(Required work):
Reproduce, character for character, the lines below from the first through the one with "(0,0) rectangle (962,700);". Leave pictures out.

(Provided data):
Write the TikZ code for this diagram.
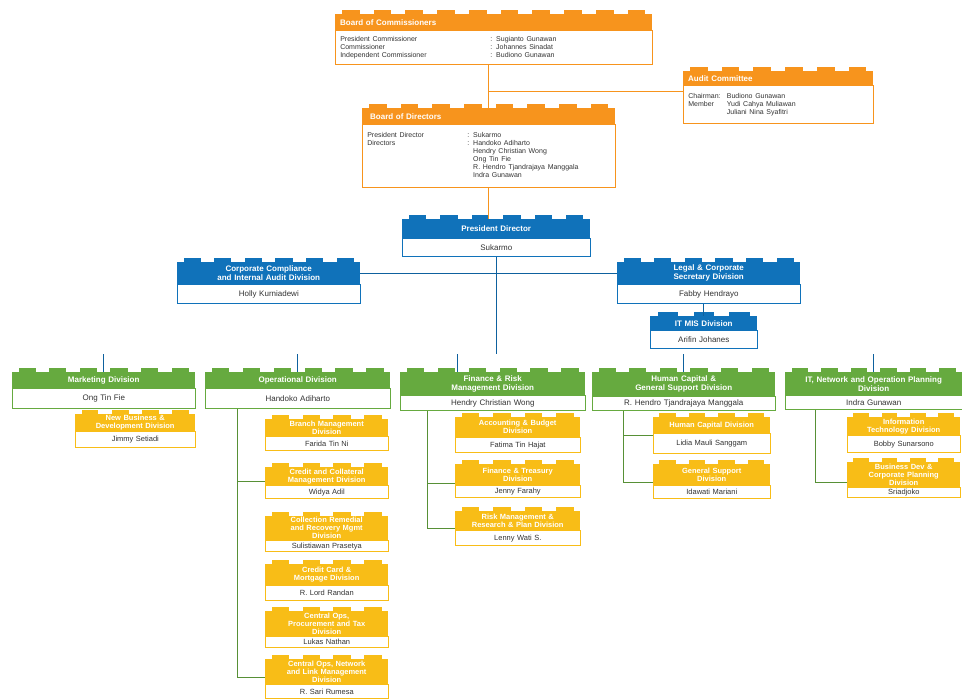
\documentclass[tikz,border=0pt]{standalone}
\usepackage{fontspec}
\setmainfont{Liberation Sans}
\usepackage{tikz}
\usetikzlibrary{calc}

\definecolor{corange}{HTML}{F7941D}
\definecolor{cblue}{HTML}{1072BA}
\definecolor{cgreen}{HTML}{66AA3F}
\definecolor{cyellow}{HTML}{F8BD17}

\newcommand{\smalltxt}{\fontsize{7}{8}\selectfont}

\tikzset{
  hdr/.style={fill=#1, text=white, font=\fontsize{8}{9}\selectfont, execute at begin node=\bfseries,
    align=center, inner xsep=0pt, inner ysep=1pt, anchor=north west},
  bdy/.style={draw=#1, fill=white, text=black!80, font=\fontsize{8}{9}\selectfont, line width=0.6pt,
    align=center, inner xsep=0pt, inner ysep=1pt, anchor=north west},
  kid/.style={font=\fontsize{7.5}{8}\selectfont},
  oline/.style={draw=corange, line width=0.8pt},
  bline/.style={draw=cblue!85!black, line width=0.8pt},
  gline/.style={draw=cgreen!85!black, line width=0.8pt},
}

% [options] name, colour, top left, width, header height, body height, title, body
\newcommand{\orgunit}[9][]{%
  \node[hdr=#3, text width=#5pt, minimum height=#6pt, #1] (#2) at (#4) {#8};
  \node[bdy=#3, text width=#5pt, minimum height=#7pt, #1] (#2b) at (#2.south west) {#9};
  \pgfmathtruncatemacro{\nb}{max(3,round(#5/31))}
  \foreach \k in {1,...,\nb}
    \fill[#3] ($(#2.north west)!{(\k-0.78)/\nb}!(#2.north east)$) rectangle ($(#2.north west)!{(\k-0.22)/\nb}!(#2.north east)+(0,-4)$);
}

\begin{document}
\begin{tikzpicture}[x=1pt,y=-1pt]
\useasboundingbox (0,0) rectangle (962,700);

\orgunit[align=left]{boc}{corange}{335,14}{317}{16}{34}{\hspace*{5pt}Board of Commissioners}%
  {\smalltxt\begin{tabular}{@{\hspace{5pt}}p{150pt}@{}l}
   President Commissioner & : Sugianto Gunawan\\
   Commissioner & : Johannes Sinadat\\
   Independent Commissioner & : Budiono Gunawan
   \end{tabular}}
\orgunit[align=left]{aud}{corange}{683,71}{190}{14}{38}{\hspace*{5pt}Audit Committee}%
  {\smalltxt\begin{tabular}{@{\hspace{5pt}}p{30pt}@{}l}
   Chairman & : \ Budiono Gunawan\\
   Member & \phantom{: \ }Yudi Cahya Muliawan\\
   & \phantom{: \ }Juliani Nina Syafitri
   \end{tabular}}
\orgunit[align=left]{bod}{corange}{362,108}{253}{16}{63}{\hspace*{8pt}Board of Directors}%
  {\smalltxt\begin{tabular}{@{\hspace{5pt}}p{100pt}@{}l}
   President Director & : Sukarmo\\
   Directors & : Handoko Adiharto\\
   & \phantom{: }Hendry Christian Wong\\
   & \phantom{: }Ong Tin Fie\\
   & \phantom{: }R. Hendro Tjandrajaya Manggala\\
   & \phantom{: }Indra Gunawan
   \end{tabular}}

\orgunit{pres}{cblue}{402,219}{188}{19}{18}{President Director}{Sukarmo}
\orgunit{ccia}{cblue}{177,262}{183}{22}{19}{Corporate Compliance\\and Internal Audit Division}{Holly Kurniadewi}
\orgunit{legal}{cblue}{617,262}{183}{22}{19}{Legal \& Corporate\\Secretary Division}{Fabby Hendrayo}
\orgunit{itmis}{cblue}{650,316}{107}{14}{18}{IT MIS Division}{Arifin Johanes}

\orgunit{mkt}{cgreen}{12,372}{183}{16}{20}{Marketing Division}{Ong Tin Fie}
\orgunit{ops}{cgreen}{205,372}{185}{16}{20}{Operational Division}{Handoko Adiharto}
\orgunit{fin}{cgreen}{400,372}{185}{23}{15}{Finance \& Risk\\Management Division}{Hendry Christian Wong}
\orgunit{hcs}{cgreen}{592,372}{183}{24}{14}{Human Capital \&\\General Support Division}{R. Hendro Tjandrajaya Manggala}
\orgunit{itn}{cgreen}{785,372}{177}{23}{14}{IT, Network and Operation Planning\\Division}{Indra Gunawan}

\orgunit[kid]{mkt1}{cyellow}{75,414}{120}{17}{16}{New Business \&\\Development Division}{Jimmy Setiadi}

\orgunit[kid]{o1}{cyellow}{265,419}{123}{17}{14}{Branch Management\\Division}{Farida Tin Ni}
\orgunit[kid]{o2}{cyellow}{265,467}{123}{18}{13}{Credit and Collateral\\Management Division}{Widya Adil}
\orgunit[kid]{o3}{cyellow}{265,516}{123}{24}{11}{Collection Remedial\\and Recovery Mgmt\\Division}{Sulistiawan Prasetya}
\orgunit[kid]{o4}{cyellow}{265,564}{123}{21}{15}{Credit Card \&\\Mortgage Division}{R. Lord Randan}
\orgunit[kid]{o5}{cyellow}{265,611}{123}{25}{11}{Central Ops,\\Procurement and Tax\\Division}{Lukas Nathan}
\orgunit[kid]{o6}{cyellow}{265,659}{123}{25}{14}{Central Ops, Network\\and Link Management\\Division}{R. Sari Rumesa}

\orgunit[kid]{f1}{cyellow}{455,417}{125}{20}{15}{Accounting \& Budget\\Division}{Fatima Tin Hajat}
\orgunit[kid]{f2}{cyellow}{455,464}{125}{21}{12}{Finance \& Treasury\\Division}{Jenny Farahy}
\orgunit[kid]{f3}{cyellow}{455,511}{125}{19}{15}{Risk Management \&\\Research \& Plan Division}{Lenny Wati S.}

\orgunit[kid]{h1}{cyellow}{653,417}{117}{16}{20}{Human Capital Division}{Lidia Mauli Sanggam}
\orgunit[kid]{h2}{cyellow}{653,464}{117}{21}{13}{General Support\\Division}{Idawati Mariani}

\orgunit[kid]{i1}{cyellow}{847,417}{113}{18}{17}{Information\\Technology Division}{Bobby Sunarsono}
\orgunit[kid]{i2}{cyellow}{847,462}{113}{25}{10}{Business Dev \&\\Corporate Planning\\Division}{Sriadjoko}

\draw[oline] (bod.north) -- (bod.north |- bocb.south);
\coordinate (audj) at ([yshift=-6pt]audb.north west);
\draw[oline] (audj) -- (audj -| bod.north);
\draw[oline] (bodb.south) -- (bodb.south |- pres.north);

\draw[bline] (ccia.east) -- (legal.west);
\coordinate (tend) at ([yshift=-97pt]presb.south);
\draw[bline] (presb.south) -- (tend);
\draw[bline] (legalb.south -| itmis.north) -- (itmis.north);
\foreach \n in {mkt,ops,hcs,itn}
  \draw[bline] (\n.north) -- ++(0,-18);
\draw[bline] ([xshift=-35pt]fin.north) -- ++(0,-18);

\coordinate (opst) at ([xshift=-60pt]opsb.south);
\draw[gline] (opst) |- ([yshift=4pt]o2b.north west);
\draw[gline] (opst) |- ([yshift=7pt]o6b.north west);
\coordinate (fint) at ([xshift=-65pt]finb.south);
\draw[gline] (fint) |- ([yshift=2pt]f2b.north west);
\draw[gline] (fint) |- ([yshift=2pt]f3b.north west);
\coordinate (hcst) at ([xshift=-60.5pt]hcsb.south);
\draw[gline] (hcst) |- ([yshift=-2pt]h1b.north west);
\draw[gline] (hcst) |- ([yshift=3pt]h2b.north west);
\coordinate (itnt) at ([xshift=-58.5pt]itnb.south);
\draw[gline] (itnt) |- ([yshift=5pt]i2b.north west);
\end{tikzpicture}
\end{document}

(Answer in full):
Write the TikZ code for this diagram.
\documentclass[tikz,border=0pt]{standalone}
\usepackage{fontspec}
\setmainfont{Liberation Sans}
\usepackage{tikz}
\usetikzlibrary{calc}

\definecolor{corange}{HTML}{F7941D}
\definecolor{cblue}{HTML}{1072BA}
\definecolor{cgreen}{HTML}{66AA3F}
\definecolor{cyellow}{HTML}{F8BD17}

\newcommand{\smalltxt}{\fontsize{7}{8}\selectfont}

\tikzset{
  hdr/.style={fill=#1, text=white, font=\fontsize{8}{9}\selectfont, execute at begin node=\bfseries,
    align=center, inner xsep=0pt, inner ysep=1pt, anchor=north west},
  bdy/.style={draw=#1, fill=white, text=black!80, font=\fontsize{8}{9}\selectfont, line width=0.6pt,
    align=center, inner xsep=0pt, inner ysep=1pt, anchor=north west},
  kid/.style={font=\fontsize{7.5}{8}\selectfont},
  oline/.style={draw=corange, line width=0.8pt},
  bline/.style={draw=cblue!85!black, line width=0.8pt},
  gline/.style={draw=cgreen!85!black, line width=0.8pt},
}

% [options] name, colour, top left, width, header height, body height, title, body
\newcommand{\orgunit}[9][]{%
  \node[hdr=#3, text width=#5pt, minimum height=#6pt, #1] (#2) at (#4) {#8};
  \node[bdy=#3, text width=#5pt, minimum height=#7pt, #1] (#2b) at (#2.south west) {#9};
  \pgfmathtruncatemacro{\nb}{max(3,round(#5/31))}
  \foreach \k in {1,...,\nb}
    \fill[#3] ($(#2.north west)!{(\k-0.78)/\nb}!(#2.north east)$) rectangle ($(#2.north west)!{(\k-0.22)/\nb}!(#2.north east)+(0,-4)$);
}

\begin{document}
\begin{tikzpicture}[x=1pt,y=-1pt]
\useasboundingbox (0,0) rectangle (962,700);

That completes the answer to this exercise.